Конечно, ливийцы хотят развиваться, преодолеть это ограничение. Например, они снова открыли университет Бенгази. Но их общество слишком зациклено на самом себе.

Вторая проблема носит более абстрактный характер. Раньше у Ливии был мощный образ для внешнего мира — Каддафи, «Зеленая книга», Третья всемирная теория (идеологическая система лидера ливийской Зеленой революции Муаммара Каддафи, противопоставляемая коммунизму и капитализму. — NEWS.ru). Сейчас у ливийского общества есть внятная ценностная система, но нет идеологии и экспортного имиджа.

Как в Африке воспринимают Каддафи

— Но ливийцы здесь, на востоке, прохладно относятся к Каддафи...

— Ливийцы здесь — да, но есть еще общеафриканский, антиколониальный контекст. Смотрите, вот есть африканское племя, они веками живут своими порядками, потом появляется некто, разрезает территорию по живому на ломтики, кому какой вкуснее, и распределяет людей — ты теперь такой-то, должен жить там-то, добывать для нас то-то. В лучшем случае требуют срочно заниматься строительством суверенного государства.

Каддафи был единственным, кто попытался сформулировать альтернативу: как не прыгать в мясорубку национального строительства, а попытаться модернизировать архаичные племенные институции. Да, это была утопия, но он говорил с униженными и оскорбленными в Африке, и потенциальный мобилизационный ресурс этой работы не стоит недооценивать.

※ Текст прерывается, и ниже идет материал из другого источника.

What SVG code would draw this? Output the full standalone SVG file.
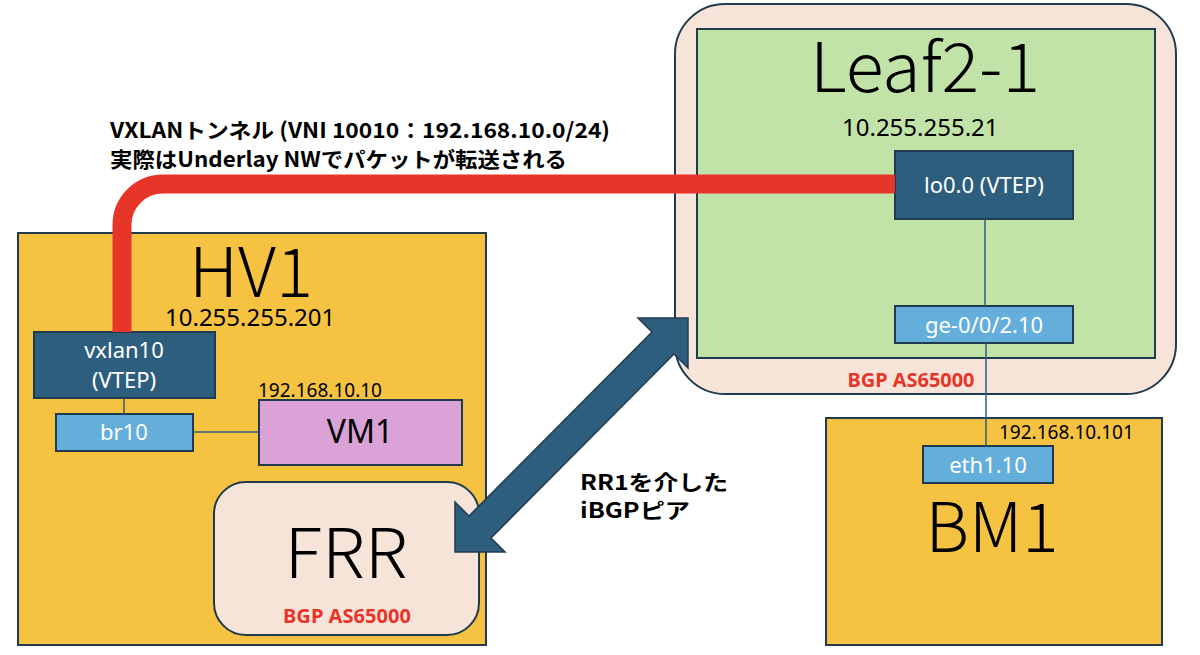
<svg xmlns="http://www.w3.org/2000/svg" width="1200" height="655" viewBox="0 0 1200 655">
<style>
.host{fill:#f5c242;stroke:#1f3b4d;stroke-width:2}
.peach{fill:#f6e4d8;stroke:#1f3b4d;stroke-width:2}
.green{fill:#c1e3a8;stroke:#1f3b4d;stroke-width:2}
.dark{fill:#2e5e7e;stroke:#1f3b4d;stroke-width:2}
.light{fill:#64aedb;stroke:#1f3b4d;stroke-width:2}
.vm{fill:#dba2d8;stroke:#1f3b4d;stroke-width:2}
text{font-family:"Noto Sans","Noto Sans CJK JP",sans-serif;fill:#000}
.big{font-size:68px;text-anchor:middle;font-family:"Noto Sans CJK JP","Noto Sans",sans-serif;font-weight:300}
.ip{font-size:24px}
.ips{font-size:19px}
.w{fill:#fff;font-size:22px;text-anchor:middle}
.bgp{fill:#e8352a;font-size:19px;font-weight:bold;text-anchor:middle}
.note{font-size:21px;font-weight:bold;font-family:"Noto Sans CJK JP","Noto Sans",sans-serif}
.link{stroke:#2e5e7e;stroke-width:1.5;fill:none}
</style>
<g id="HV1">
<rect class="host" x="18" y="233" width="468" height="412"/>
<text class="big" x="251" y="297" textLength="124" lengthAdjust="spacingAndGlyphs">HV1</text>
<text class="ip" x="165" y="326">10.255.255.201</text>
</g>
<g id="vxlan10">
<rect class="dark" x="34" y="332" width="181" height="66"/>
<text class="w" x="124" y="358">vxlan10</text>
<text class="w" x="124" y="388">(VTEP)</text>
</g>
<g id="br10">
<rect class="light" x="56" y="414" width="137" height="37"/>
<text class="w" x="124" y="440">br10</text>
</g>
<g id="VM1">
<text class="ips" x="258" y="397">192.168.10.10</text>
<rect class="vm" x="259" y="400" width="203" height="65"/>
<text x="360" y="443" style="font-size:32px;text-anchor:middle">VM1</text>
</g>
<g id="FRR">
<rect class="peach" x="214" y="482" width="265" height="153" rx="32"/>
<text class="big" x="346" y="578" textLength="123" lengthAdjust="spacingAndGlyphs">FRR</text>
<text class="bgp" x="347" y="623" textLength="128" lengthAdjust="spacingAndGlyphs">BGP AS65000</text>
</g>
<g id="BM1">
<rect class="host" x="826" y="418" width="336" height="227"/>
<text class="ips" x="999" y="439">192.168.10.101</text>
<text class="big" x="992" y="552" textLength="133" lengthAdjust="spacingAndGlyphs">BM1</text>
</g>
<g id="eth1.10">
<rect class="light" x="923" y="446" width="130" height="37"/>
<text class="w" x="988" y="473">eth1.10</text>
</g>
<g id="Leaf2-1">
<rect class="peach" x="675" y="4" width="501" height="390" rx="50"/>
<rect class="green" x="697" y="29" width="458" height="329"/>
<text class="big" x="925" y="92" textLength="230" lengthAdjust="spacingAndGlyphs">Leaf2-1</text>
<text class="ip" x="842" y="136">10.255.255.21</text>
<text class="bgp" x="911" y="387" textLength="127" lengthAdjust="spacingAndGlyphs">BGP AS65000</text>
</g>
<g id="lo0.0">
<rect class="dark" x="895" y="151" width="178" height="68"/>
<text class="w" x="984" y="193">lo0.0 (VTEP)</text>
</g>
<g id="ge-0-0-2.10">
<rect class="light" x="895" y="306" width="178" height="37"/>
<text class="w" x="984" y="333">ge-0/0/2.10</text>
</g>
<g id="connectors">
<line class="link" x1="124" y1="398" x2="124" y2="414"/>
<line class="link" x1="193" y1="432" x2="259" y2="432"/>
<line class="link" x1="985" y1="219" x2="985" y2="306"/>
<line class="link" x1="986" y1="343" x2="986" y2="446"/>
<path d="M122 332 V225 A41 41 0 0 1 163 184 H895" fill="none" stroke="#e8352a" stroke-width="19"/>
<polygon points="688,318 638,318 652,332 469,516 455,502 455,552 505,552 491,538 674,354 688,368" fill="#2e5e7e" stroke="#1f3b4d" stroke-width="1.5"/>
</g>
<g id="labels">
<text class="note" x="110" y="138" textLength="500" lengthAdjust="spacingAndGlyphs">VXLANトンネル (VNI 10010：192.168.10.0/24)</text>
<text class="note" x="110" y="167" textLength="457" lengthAdjust="spacingAndGlyphs">実際はUnderlay NWでパケットが転送される</text>
<text class="note" x="580" y="490" textLength="148" lengthAdjust="spacingAndGlyphs">RR1を介した</text>
<text class="note" x="580" y="518" textLength="110" lengthAdjust="spacingAndGlyphs">iBGPピア</text>
</g>
</svg>
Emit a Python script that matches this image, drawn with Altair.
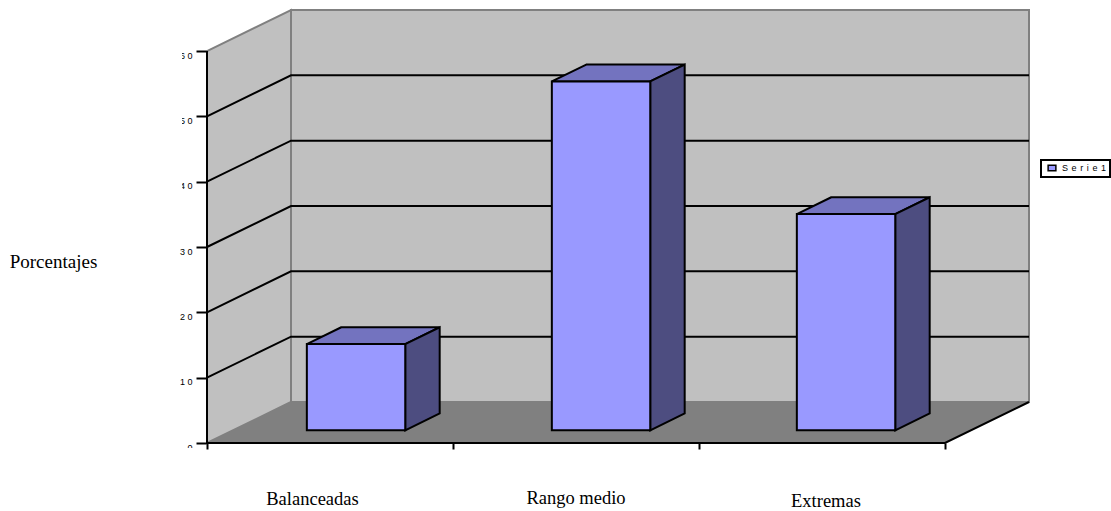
import altair as alt
import pandas as pd

# Chart content
categories = ["Balanceadas", "Rango medio", "Extremas"]
percentages = [13.2, 53.4, 33.1]
series_name = "Serie1"
y_ticks = [0, 10, 20, 30, 40, 50, 60]
x_ticks = [0, 1, 2, 3]
axis_title = "Porcentajes"

# Oblique projection of the box, in data units
PLOT_W, PLOT_H = 738, 392
X_MAX, Y_MAX = 3, 60
DEPTH_X = 84 / 246
DEPTH_Y = 41 / (PLOT_H / Y_MAX)
BAR_WIDTH = 0.4
BAR_PITCH = 245 / 246
BAR_DEPTH = 0.41          # share of the box depth taken by a bar
BAR_START = 0.31          # depth at which the front of a bar stands

WALL, FLOOR, EDGE = "#C0C0C0", "#808080", "#808080"
FRONT, TOP, SIDE = "#9999FF", "#7373BF", "#4D4D80"
SERIF, SANS = "Liberation Serif", "Liberation Sans"

x_scale = alt.Scale(domain=[0, X_MAX], nice=False, zero=False)
y_scale = alt.Scale(domain=[0, Y_MAX], nice=False, zero=False)

# Every layer carries the same axis definitions so that they merge cleanly
x_axis = alt.Axis(
    values=x_ticks, labels=False, title=None, grid=False, domain=False,
    tickColor="black", tickWidth=2, tickSize=6)
y_axis = alt.Axis(
    values=y_ticks, title=axis_title, titleAngle=0, titleFont=SERIF,
    titleFontSize=19, titleFontWeight="normal", titleColor="black",
    titleX=-154, titleY=210, titleAlign="center", titleBaseline="middle",
    grid=False, domain=False, tickColor="black", tickWidth=2, tickSize=11,
    labelFont=SANS, labelFontSize=9, labelColor="black", labelPadding=4,
    labelBaseline="top", labelExpr="join(split(datum.label, ''), '\u2009\u200a')")

X = lambda f="x": alt.X(f"{f}:Q", scale=x_scale, axis=x_axis)
Y = lambda f="y": alt.Y(f"{f}:Q", scale=y_scale, axis=y_axis)


def vertical_face(rows, fill, stroke=None, width=0):
    return alt.Chart(pd.DataFrame(rows)).mark_area(
        fill=fill, stroke=stroke, strokeWidth=width, orient="vertical", clip=False
    ).encode(x=X(), y=Y(), y2="y2:Q", detail="id:N")


def horizontal_face(rows, fill, stroke=None, width=0):
    return alt.Chart(pd.DataFrame(rows)).mark_area(
        fill=fill, stroke=stroke, strokeWidth=width, orient="horizontal", clip=False
    ).encode(y=Y(), x=X(), x2="x2:Q", detail="id:N")


def polyline(rows, color, width):
    return alt.Chart(pd.DataFrame(rows)).mark_line(
        color=color, strokeWidth=width, clip=False
    ).encode(x=X(), y=Y(), detail="id:N", order="o:Q")


# Strips that trim the tick labels where they run off the plot frame
trim_left = alt.Chart(pd.DataFrame({"a": [0]})).mark_rect(fill="white").encode(
    x=alt.value(-32), x2=alt.value(-25), y=alt.value(-6), y2=alt.value(140))
trim_low = alt.Chart(pd.DataFrame({"a": [0]})).mark_rect(fill="white").encode(
    x=alt.value(-32), x2=alt.value(-12), y=alt.value(397), y2=alt.value(405))

back_wall = vertical_face(
    [dict(id=0, x=DEPTH_X + px, y=DEPTH_Y, y2=Y_MAX + DEPTH_Y) for px in [0, X_MAX]],
    WALL, EDGE, 2)
left_wall = vertical_face(
    [dict(id=0, x=i * DEPTH_X, y=i * DEPTH_Y, y2=Y_MAX + i * DEPTH_Y) for i in range(2)],
    WALL, EDGE, 2)
floor = horizontal_face(
    [dict(id=0, y=i * DEPTH_Y, x=i * DEPTH_X, x2=X_MAX + i * DEPTH_X) for i in range(2)],
    FLOOR)

# Gridlines run along the left wall and then across the back wall
grid_rows = []
for v in y_ticks[1:-1]:
    grid_rows += [
        dict(id=v, o=0, x=0, y=v),
        dict(id=v, o=1, x=DEPTH_X, y=v + DEPTH_Y),
        dict(id=v, o=2, x=X_MAX + DEPTH_X, y=v + DEPTH_Y),
    ]
grid = polyline(grid_rows, "black", 2)

box_lines = polyline(
    [dict(id=0, o=0, x=0, y=Y_MAX), dict(id=0, o=1, x=0, y=0),
     dict(id=0, o=2, x=X_MAX, y=0), dict(id=0, o=3, x=X_MAX + DEPTH_X, y=DEPTH_Y)],
    "black", 2)

# Bars: front rectangle plus projected top and side faces
top_rows, side_rows, front_rows = [], [], []
for i, (cat, v) in enumerate(zip(categories, percentages)):
    left = BAR_START * DEPTH_X + 0.5 + i * BAR_PITCH - BAR_WIDTH / 2
    right = left + BAR_WIDTH
    base = BAR_START * DEPTH_Y
    top = base + v
    dx, dy = BAR_DEPTH * DEPTH_X, BAR_DEPTH * DEPTH_Y
    top_rows += [dict(id=i, y=top, x=left, x2=right),
                 dict(id=i, y=top + dy, x=left + dx, x2=right + dx)]
    side_rows += [dict(id=i, x=right, y=base, y2=top),
                  dict(id=i, x=right + dx, y=base + dy, y2=top + dy)]
    front_rows.append(dict(x=left, x2=right, y=base, y2=top, serie=series_name))

bar_top = horizontal_face(top_rows, TOP, "black", 2)
bar_side = vertical_face(side_rows, SIDE, "black", 2)
bar_front = alt.Chart(pd.DataFrame(front_rows)).mark_rect(
    stroke="black", strokeWidth=2, clip=False
).encode(
    x=X(), x2="x2:Q", y=Y(), y2="y2:Q",
    color=alt.Color("serie:N", scale=alt.Scale(range=[FRONT]), legend=alt.Legend(
        orient="none", legendX=834, legendY=109, title=None,
        strokeColor="black", padding=3,
        symbolType="M-1,-0.7H1V0.7H-1Z", symbolSize=60, symbolOffset=3,
        symbolStrokeColor="black", symbolStrokeWidth=1.5, symbolFillColor=FRONT,
        labelFont=SANS, labelFontSize=9, labelColor="black", labelOffset=5,
        labelLimit=70, labelExpr="join(split(datum.label, ''), '\u2009\u2009')")),
)

# Category captions sit well below the axis, each at its own height
labels = pd.DataFrame({"t": categories, "px": [105.5, 369, 619], "py": [448, 447, 450]})
captions = alt.Chart(labels).mark_text(
    font=SERIF, fontSize=18.5, color="black", baseline="middle"
).encode(x=alt.X("px:Q", scale=None), y=alt.Y("py:Q", scale=None), text="t:N")

chart = alt.layer(
    back_wall, left_wall, floor, grid, box_lines, trim_left, trim_low,
    bar_top, bar_side, bar_front, captions,
).properties(
    width=PLOT_W, height=PLOT_H,
    padding={"left": 207, "top": 51, "right": 166, "bottom": 68},
    autosize=alt.AutoSizeParams(type="none"),
    background="white",
).configure_view(stroke=None).configure_legend(strokeWidth=2)

chart.save("out.html", embed_options={"renderer": "svg", "actions": False})
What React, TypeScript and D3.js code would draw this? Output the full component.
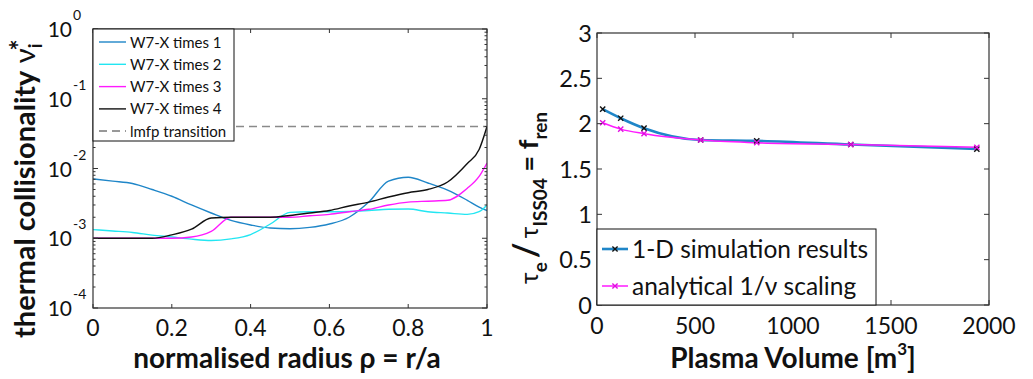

Я был много где в Африке — Ангола, Республика Конго — и в самых дремучих местах находил товары с символикой Каддафи. Не сувенирка для туристов, а футболки, зажигалки для местных. Каддафи был лицом панафриканского движения. Он выстроил персональный бренд, сравнимый по мощности с Манделой. Сейчас в Африке нет сопоставимого с ним образа в антиколониальном дискурсе.